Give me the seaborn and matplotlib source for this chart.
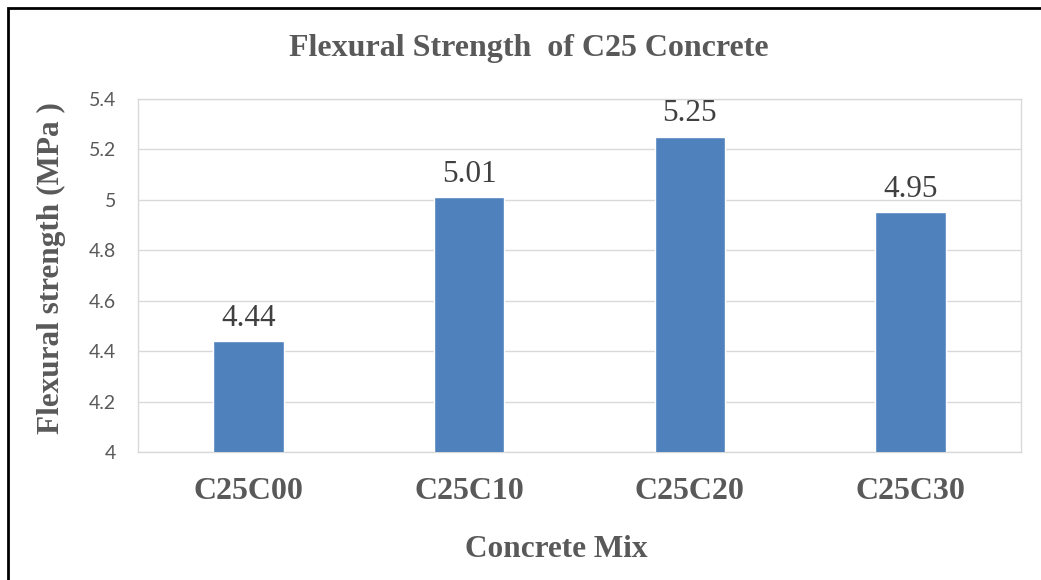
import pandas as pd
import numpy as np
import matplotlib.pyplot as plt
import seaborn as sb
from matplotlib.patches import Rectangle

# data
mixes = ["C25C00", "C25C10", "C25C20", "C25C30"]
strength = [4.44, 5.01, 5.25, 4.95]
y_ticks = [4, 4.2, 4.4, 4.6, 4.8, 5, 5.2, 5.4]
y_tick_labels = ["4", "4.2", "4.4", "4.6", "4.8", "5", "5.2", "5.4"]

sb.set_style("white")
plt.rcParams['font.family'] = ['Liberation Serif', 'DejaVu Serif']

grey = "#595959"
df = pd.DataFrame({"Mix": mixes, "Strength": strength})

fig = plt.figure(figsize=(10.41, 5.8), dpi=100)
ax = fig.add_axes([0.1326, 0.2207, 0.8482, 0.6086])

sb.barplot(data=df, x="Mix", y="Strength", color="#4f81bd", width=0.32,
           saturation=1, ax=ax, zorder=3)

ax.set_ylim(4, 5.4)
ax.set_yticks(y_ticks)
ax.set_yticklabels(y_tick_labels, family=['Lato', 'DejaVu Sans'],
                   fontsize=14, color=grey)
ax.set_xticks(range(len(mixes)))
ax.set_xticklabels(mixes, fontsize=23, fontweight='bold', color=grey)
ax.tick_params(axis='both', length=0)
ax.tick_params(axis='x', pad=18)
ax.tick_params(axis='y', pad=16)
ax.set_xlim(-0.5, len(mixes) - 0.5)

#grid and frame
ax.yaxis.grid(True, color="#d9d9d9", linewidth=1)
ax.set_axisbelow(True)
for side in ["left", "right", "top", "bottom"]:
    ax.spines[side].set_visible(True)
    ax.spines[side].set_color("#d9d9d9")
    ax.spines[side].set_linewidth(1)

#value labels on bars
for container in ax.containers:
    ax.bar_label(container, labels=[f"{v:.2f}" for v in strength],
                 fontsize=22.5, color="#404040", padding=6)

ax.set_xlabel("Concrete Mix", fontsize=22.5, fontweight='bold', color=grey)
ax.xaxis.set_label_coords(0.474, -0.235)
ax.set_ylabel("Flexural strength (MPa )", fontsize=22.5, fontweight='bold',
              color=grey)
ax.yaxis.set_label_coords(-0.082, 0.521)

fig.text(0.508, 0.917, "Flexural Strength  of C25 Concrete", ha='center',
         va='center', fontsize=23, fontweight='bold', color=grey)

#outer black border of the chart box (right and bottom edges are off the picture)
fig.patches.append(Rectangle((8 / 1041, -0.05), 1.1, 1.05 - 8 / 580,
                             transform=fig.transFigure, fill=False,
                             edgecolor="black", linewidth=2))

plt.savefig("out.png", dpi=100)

----------

# WHAT TO DO:
Extract the full listing exactly, with the pictures left out.

# OUTPUT OF THE TASK:
Give me the seaborn and matplotlib source for this chart.
import pandas as pd
import numpy as np
import matplotlib.pyplot as plt
import seaborn as sb
from matplotlib.patches import Rectangle

# data
mixes = ["C25C00", "C25C10", "C25C20", "C25C30"]
strength = [4.44, 5.01, 5.25, 4.95]
y_ticks = [4, 4.2, 4.4, 4.6, 4.8, 5, 5.2, 5.4]
y_tick_labels = ["4", "4.2", "4.4", "4.6", "4.8", "5", "5.2", "5.4"]

sb.set_style("white")
plt.rcParams['font.family'] = ['Liberation Serif', 'DejaVu Serif']

grey = "#595959"
df = pd.DataFrame({"Mix": mixes, "Strength": strength})

fig = plt.figure(figsize=(10.41, 5.8), dpi=100)
ax = fig.add_axes([0.1326, 0.2207, 0.8482, 0.6086])

sb.barplot(data=df, x="Mix", y="Strength", color="#4f81bd", width=0.32,
           saturation=1, ax=ax, zorder=3)

ax.set_ylim(4, 5.4)
ax.set_yticks(y_ticks)
ax.set_yticklabels(y_tick_labels, family=['Lato', 'DejaVu Sans'],
                   fontsize=14, color=grey)
ax.set_xticks(range(len(mixes)))
ax.set_xticklabels(mixes, fontsize=23, fontweight='bold', color=grey)
ax.tick_params(axis='both', length=0)
ax.tick_params(axis='x', pad=18)
ax.tick_params(axis='y', pad=16)
ax.set_xlim(-0.5, len(mixes) - 0.5)

#grid and frame
ax.yaxis.grid(True, color="#d9d9d9", linewidth=1)
ax.set_axisbelow(True)
for side in ["left", "right", "top", "bottom"]:
    ax.spines[side].set_visible(True)
    ax.spines[side].set_color("#d9d9d9")
    ax.spines[side].set_linewidth(1)

#value labels on bars
for container in ax.containers:
    ax.bar_label(container, labels=[f"{v:.2f}" for v in strength],
                 fontsize=22.5, color="#404040", padding=6)

ax.set_xlabel("Concrete Mix", fontsize=22.5, fontweight='bold', color=grey)
ax.xaxis.set_label_coords(0.474, -0.235)
ax.set_ylabel("Flexural strength (MPa )", fontsize=22.5, fontweight='bold',
              color=grey)
ax.yaxis.set_label_coords(-0.082, 0.521)

fig.text(0.508, 0.917, "Flexural Strength  of C25 Concrete", ha='center',
         va='center', fontsize=23, fontweight='bold', color=grey)

#outer black border of the chart box (right and bottom edges are off the picture)
fig.patches.append(Rectangle((8 / 1041, -0.05), 1.1, 1.05 - 8 / 580,
                             transform=fig.transFigure, fill=False,
                             edgecolor="black", linewidth=2))

plt.savefig("out.png", dpi=100)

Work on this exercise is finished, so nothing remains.